Hitchcock knocked out more than his share of classics throughout his brilliant career, and there can be no wrong answer when cinephiles name their favorite work of his. "Vertigo," "Psycho," "Rear Window" ... how can you choose just one? (I can, and I choose "Marnie.") But when Hitchcock himself was judging his own work, one title stood out among his many masterpieces. For him, it was that time Uncle Charlie dropped in on his sister's family in Santa Rosa, California in "Shadow of a Doubt."

Suspense is key in Hitchcock's Shadow of a Doubt

Based on a story idea by Margaret McDonnell (the head of Seznick's story department), "Shadow of a Doubt" is easily one of Hitchcock's most suspenseful pictures. (It's also, according to Rotten Tomatoes, one of two perfect movies he made.) The film stars Joseph Cotten as Charlie Oakley, who we know early on in the story to be a murderer of widowers. So there's a palpable tension when he shows up at his sister's house to visit with her family, which includes his dear niece, Charlie (Teresa Wright). The younger Charlie suspects fairly early on that her uncle is being pursued by detectives, and eventually realizes he is the "Merry Widow Murderer." Unfortunately, everyone else in her family and in town thinks Uncle Charlie is a swell guy, so the young woman finds herself alone on a very dangerous island when her namesake is aware she knows his secret.

Several times throughout his career (most notably in his epic conversation with director François Truffaut, reprinted in the book "Hitchcock/Truffaut"), Hitchcock singled out "Shadow of a Doubt" as his personal favorite. He backed off this claim at one point, but reiterated it during an interview on "The Dick Cavett Show"; his daughter Patricia would later confirm this in a 2000 chat with documentarian Laurent Bouzereau (whose "Music by John Williams" just hit Disney+, and is well worth your time). Why did Hitch prize this film above all of his other classics?

Few will ever know the awful truth about Charlie

In the interview with Cavett, Hitchcock expressed a particular affection for the film due to it being a "character picture." It certainly is.
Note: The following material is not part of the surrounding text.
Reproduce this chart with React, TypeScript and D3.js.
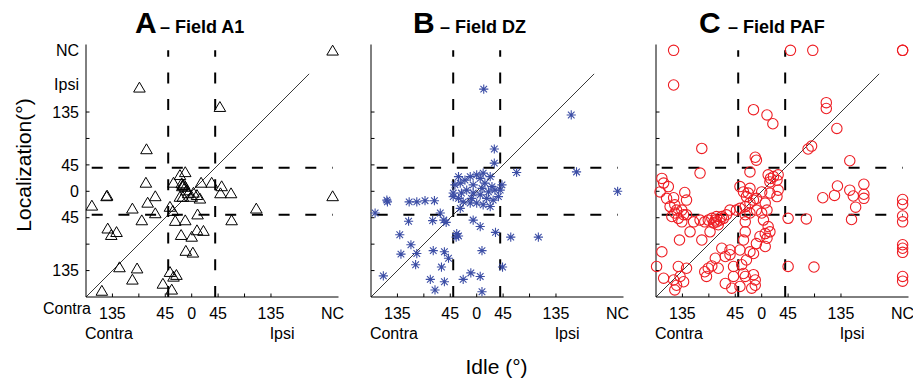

Aside from the crackling tension generated by Cotten and Wright, we get to spend time with young Charlie's father Joseph Newton (Henry Travers), and neighbor Herbie Hawkins (Hume Cronyn), both of whom are crime fiction buffs given to sitting out on the front porch and, just for fun, plotting out the perfect murder. The color of "Our Town," the stage play also written by Thornton Wilder, is very much in evidence here, and that makes the sinister presence of Uncle Charlie all the more delicious.

Hitchcock also had this to say to Cavett:

"It was a family in a Northern Californian town, and beloved uncle Charlie comes to stay with them, and what the family don't know is that uncle Charlie is a mass murderer – murdered many women. And the suspense is how long will it be before the family find out the truth. They never do."

That's the wonderful/awful twist to "Shadow of a Doubt": Only young Charlie and the detectives will ever know the truth (because the other suspect in the murders gets killed by the authorities later in the narrative, thus clearing Uncle Charlie). Everyone else will always consider Uncle Charlie's death to be a tragedy, and will only remember him fondly. That's a kick in the ol' conscience, and a fine example of the darkness-in-a-small-town yarn that would get worked over and over before David Lynch dug deep into the muck of it with "Blue Velvet."

Hitchcock's gallows sense of humor would get much darker in time (turning pitch black with the uncomfortably funny "Psycho"), but his understanding of human nature was never more wickedly on point than in "Shadow of a Doubt." You'll never look at your favorite bachelor uncle the same way after watching it.